Time-dependent Gutzwiller simulation of Floquet topological superconductivity

Periodically driven systems provide a novel route to control the topology of quantum materials. In particular, Floquet theory allows an effective band description of periodically-driven systems through the Floquet Hamiltonian. Along this direction, it was theoretically predicted that d-wave cuprate superconductors irradiated with circularly-polarized light (CPL) exhibit Floquet topological superconductivity purely from the many-body effect by employing the high frequency expansion (HFE) and deriving Floquet t–J model [Kitamura and Aoki, Commun.
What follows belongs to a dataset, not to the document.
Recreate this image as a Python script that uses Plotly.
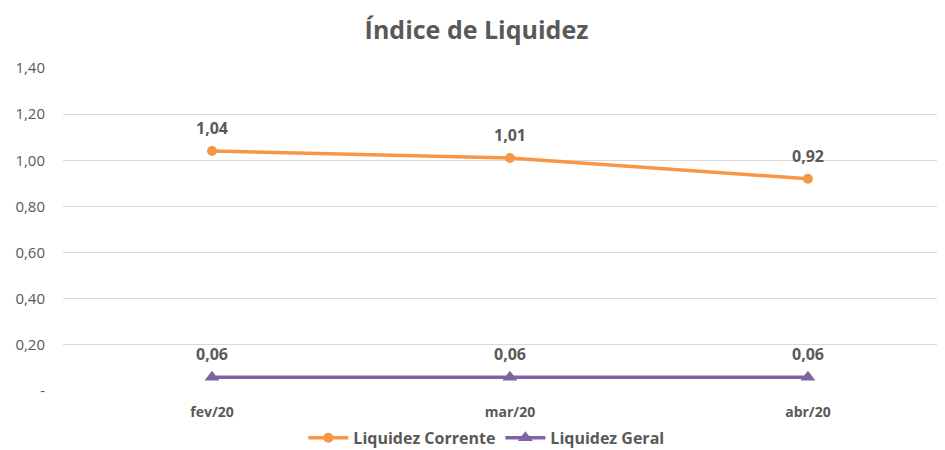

Phys. (2022)]. Here, we study the time evolution of d-wave superconductors irradiated with CPL [Anan et al., arXiv: 2309.06069]. We observe the development of the id_xy-wave pairing amplitude along with the original d_x²−y²-wave order upon gradual increasing of the field amplitude, owing to the three-site term with broken time-reversal symmetry. We further numerically construct the Floquet Hamiltonian for the steady state, with which we identify the system as the fully-gapped d+id-wave superconducting phase with a nonzero Chern number. We explore the low-frequency regime where the HFE breaks down, and find that the topological gap of an experimentally-accessible size can be achieved at much lower laser intensities.